The Domestic Violence Act was passed by the Ministry of Justice and Equality in January 2018. The Act improves the protections available to victims of domestic violence under both the civil and criminal law. Commencemnt of the Act falls under the National Strategy on Domestic, Sexual and Gender-based Violence (2016-2021).
The main improvements to the law contained in the Act are:
- An extensive but non-exhaustive list of factors that courts must consider when dealing with applications for domestic violence orders.
- Safety orders will be available to persons who are in intimate relationships but who are not cohabiting.
- Victims of domestic violence will be able to apply for an emergency barring order, lasting for 8 working days, where there is an immediate risk of significant harm. Emergency barring orders may be granted even if the victim has no legal or beneficial interest in the property or has an interest which is less than the perpetrator’s.
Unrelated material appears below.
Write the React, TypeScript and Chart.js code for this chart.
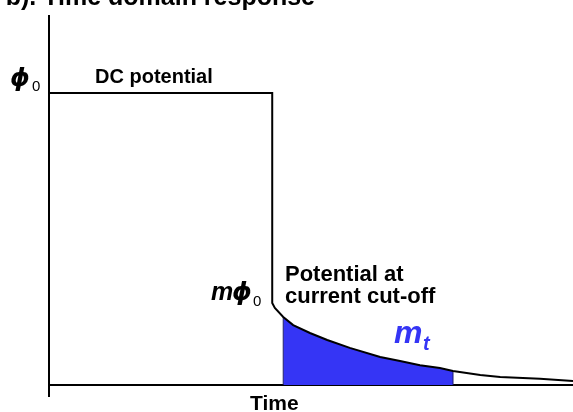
import React, { useEffect, useRef } from "react";
import { Chart, registerables } from "chart.js";

Chart.register(...registerables);

// DC potential (on-time) segment: time, potential (phi0 = 1)
const timeDC = [0, 4.26, 4.26];
const potentialDC = [1, 1, 0.281];

// Decay after current cut-off
const timeDecay = [4.26, 4.31, 4.47, 4.66, 4.98, 5.31, 5.74, 6.32, 6.7, 7.08, 7.46, 7.71, 8.23, 8.61, 9.37, 10];
const potentialDecay = [0.281, 0.264, 0.233, 0.205, 0.178, 0.154, 0.127, 0.096, 0.082, 0.068, 0.058, 0.048, 0.034, 0.027, 0.021, 0.014];

// Integration window for chargeability m_t
const windowStart = 4.47;
const windowEnd = 7.71;

const X_MAX = 10;
const Y_MAX = 1.267;

const BLUE = "#3535f5";

export default function App() {
  const canvasRef = useRef<HTMLCanvasElement | null>(null);

  useEffect(() => {
    const canvas = canvasRef.current;
    if (!canvas) return;

    const linePts = [
      ...timeDC.map((t, i) => ({ x: t, y: potentialDC[i] })),
      ...timeDecay.map((t, i) => ({ x: t, y: potentialDecay[i] })),
    ];
    const windowPts = timeDecay
      .map((t, i) => ({ x: t, y: potentialDecay[i] }))
      .filter((p) => p.x >= windowStart - 1e-9 && p.x <= windowEnd + 1e-9);
    const startY = windowPts[0].y;
    const endY = windowPts[windowPts.length - 1].y;
    const edgePts = [
      { x: windowStart, y: 0 },
      { x: windowStart, y: startY },
      { x: (windowStart + windowEnd) / 2, y: null as any },
      { x: windowEnd, y: 0 },
      { x: windowEnd, y: endY },
    ];

    const font = "'Liberation Sans', Arial, sans-serif";
    const phiFont = "'DejaVu Sans', sans-serif";

    const decorations = {
      id: "decorations",
      beforeDatasetsDraw(chart: any) {
        const { ctx, chartArea } = chart;
        ctx.save();
        ctx.strokeStyle = "#000";
        ctx.lineWidth = 2;
        ctx.beginPath();
        ctx.moveTo(chartArea.left, chartArea.top);
        ctx.lineTo(chartArea.left, chartArea.bottom + 12);
        ctx.moveTo(chartArea.left, chartArea.bottom);
        ctx.lineTo(chartArea.right, chartArea.bottom);
        ctx.stroke();
        ctx.restore();
      },
      afterDraw(chart: any) {
        const { ctx } = chart;
        ctx.save();
        ctx.fillStyle = "#000";
        ctx.textBaseline = "alphabetic";

        // title (cropped at top)
        ctx.font = `bold 25px ${font}`;
        ctx.textAlign = "right";
        ctx.fillText("b). Time domain response", 315, 5);

        ctx.textAlign = "left";
        // phi0
        ctx.font = `italic bold 25px ${phiFont}`;
        ctx.fillText("ϕ", 10, 86);
        ctx.font = `15px ${font}`;
        ctx.fillText("0", 32, 91);

        // DC potential
        ctx.font = `bold 20px ${font}`;
        ctx.fillText("DC potential", 95, 83);

        // m phi0
        ctx.font = `italic bold 25px ${font}`;
        ctx.fillText("m", 211, 300);
        ctx.font = `italic bold 25px ${phiFont}`;
        ctx.fillText("ϕ", 232, 300);
        ctx.font = `15px ${font}`;
        ctx.fillText("0", 253, 306);

        // Potential at current cut-off
        ctx.font = `bold 22px ${font}`;
        ctx.fillText("Potential at", 285, 281);
        ctx.fillText("current cut-off", 285, 303);

        // m_t
        ctx.fillStyle = BLUE;
        ctx.font = `italic bold 32px ${font}`;
        ctx.fillText("m", 394, 343);
        ctx.font = `italic bold 20px ${font}`;
        ctx.fillText("t", 423, 350);

        // x axis title
        ctx.fillStyle = "#000";
        ctx.font = `bold 21px ${font}`;
        ctx.fillText("Time", 250, 410);
        ctx.restore();
      },
    };

    const chart = new Chart(canvas, {
      type: "line",
      data: {
        datasets: [
          {
            data: linePts,
            borderColor: "#000",
            borderWidth: 2,
            pointRadius: 0,
            tension: 0,
            fill: false,
          },
          {
            data: edgePts,
            borderColor: "#1a1a6a",
            borderWidth: 1,
            pointRadius: 0,
            spanGaps: false,
            fill: false,
          },
          {
            data: windowPts,
            borderColor: BLUE,
            borderWidth: 0,
            backgroundColor: BLUE,
            pointRadius: 0,
            tension: 0,
            fill: "origin",
          },
        ],
      },
      options: {
        animation: false,
        responsive: false,
        maintainAspectRatio: false,
        layout: { padding: { left: 49, top: 15, right: 0, bottom: 27 } },
        plugins: { legend: { display: false }, tooltip: { enabled: false }, title: { display: false } },
        scales: {
          x: { type: "linear", min: 0, max: X_MAX, display: false },
          y: { type: "linear", min: 0, max: Y_MAX, display: false },
        },
        clip: false as any,
      },
      plugins: [decorations],
    });

    return () => chart.destroy();
  }, []);

  return (
    <div style={{ position: "fixed", left: 0, top: 0, width: 573, height: 412, background: "#fff" }}>
      <canvas ref={canvasRef} width={573} height={412} style={{ display: "block", width: 573, height: 412 }} />
    </div>
  );
}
- Protection against cross-examination conducted in person of the applicant or respondent by the respondent or the applicant respectively where orders are being sought.
- Courts will be required to give reasons for decisions relating to applications for orders under the Act.
- It will be possible for victims to give evidence by live television link both in civil cases and in criminal cases for breaches of orders.
- A victim will have the possibility of being accompanied to court by a person of his or her choice to provide support during a civil hearing.
- The court will be able to seek the views of children where a safety or barring order is sought on behalf of a child. The court will have the option of appointing an expert to assist the court to ascertain the views of the child.
- The Courts Service will have an obligation to offer victims information on domestic violence support services.
- The courts will have the possibility of recommending that a perpetrator engages with services such as programmes aimed at perpetrators of domestic violence, addiction or counselling services.
- Restrictions will be put in place on media reporting and attendance by the general public at criminal court proceedings for breaches of civil domestic violence orders.
- A new criminal offence of forced marriage.
- A new criminal offence of coercive control.
- Where a violent or sexual offence is committed by a person against his or her spouse, civil partner or person with whom he or she is in an intimate relationship, that fact shall be an aggravating factor at sentencing.
- The legislative provisions that enable persons who are aged under 18 to marry are repealed.
- Existing provisions on domestic violence are brought together in one piece of legislation to make the legislation easier to use.
Under the Domestic Violence Act 2018, from 1 January 2019 a person under the age of 18 years can no longer apply to the courts for permission to marry. The Act also makes forced marriage an offence, including removing a person from Ireland for the purpose of them being forcibly married. On conviction on indictment, a person is liable to a fine or a term of imprisonment not exceeding 7 years, or both.